What errors are you seeing when you enable that flag?

sg0 commented 3 months ago

Upon close inspection, I noticed that the errors were "multiple redefinition errors", so I moved the CUDA runtime headers later as you had suggested.

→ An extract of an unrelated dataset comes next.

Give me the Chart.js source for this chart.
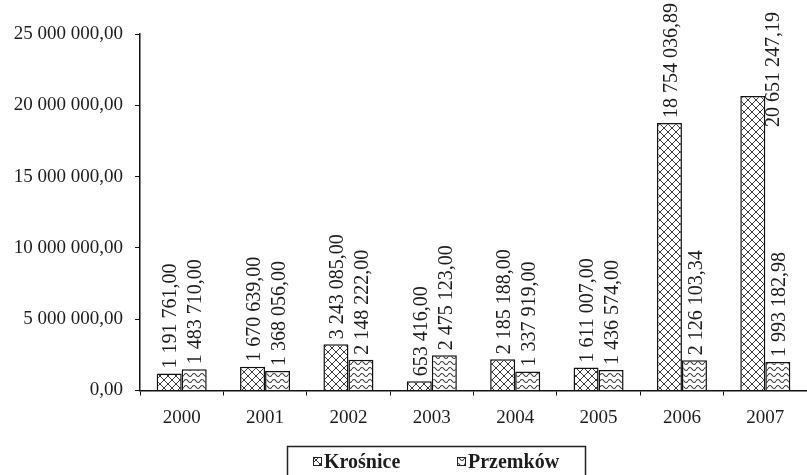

Then it worked:

mpic++ -DSPDLOG_FMT_EXTERNAL -DFMT_HEADER_ONLY=1 -DLIBCUDACXX_ENABLE_EXPERIMENTAL_MEMORY_RESOURCE -DTHRUST_DISABLE_ABI_NAMESPACE -DTHRUST_IGNORE_ABI_NAMESPACE_ERROR -I/people/ghos167/.conda/envs/cugraph-ldgpu2/include/rapids -I/people/ghos167/.conda/envs/cugraph-ldgpu2/include/rapids/libcudacxx -isystem /people/ghos167/.conda/envs/cugraph-ldgpu2/include -isystem /people/ghos167/.conda/envs/cugraph-ldgpu2/targets/x86_64-linux/include -isystem /share/apps/cuda/12.1/include -std=c++17 -o mg_test mg_graph_algorithms.cpp -L/share/apps/cuda/12.1/lib -L/people/ghos167/.conda/envs/cugraph-ldgpu2/lib -ldl -lcudart -lcugraph -lnccl

Thanks for the suggestions, I am closing the issue.

ChuckHastings commented 3 months ago

Great. Glad you were able to resolve this.